Pope Francis has urged Kenyan youths to resist the temptation of corruption, saying it’s like sugar: you develop a taste for it but it’s ultimately terrible for you.
Francis spoke off the cuff to thousands of young people gathered in Nairobi’s Kasarani stadium, and reflected on problems raised by two young Kenyans, including tribalism, extremism and corruption, which is a major obstacle in Kenya.
Francis said corruption was not just found in politics. He said: “It’s in all the institutions, including in the Vatican there are cases of corruption.”
He said it was “something that eats us inside.

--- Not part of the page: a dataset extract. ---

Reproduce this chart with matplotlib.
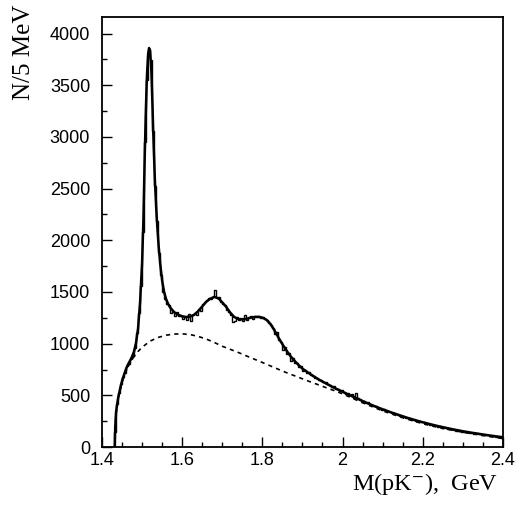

It is sugar: we like it, it’s easy.”
The Pope added: “Each time when we accept a bribe and we put it in our pockets, we destroy our hearts and personalities and we destroy our country. Please don’t develop that taste for that sugar which is called corruption.”
Francis said the damage that corruption did was felt down the generations. “It will remain in those who suffer, in those children who suffer, because through your corruption you will have caused their suffering. Corruption is not a path to life,” he said.
Transparency International has voted the Kenyan police force as the most corrupt institution in the country every year for the last decade. Kenya ranked a low 145 out of 174 countries in the Transparency International 2014 index of how common corruption is perceived to be among citizens of various countries.
The Pope also called for an end to tribalism, asking all those in the stadium to hold hands and say “we are all a nation”.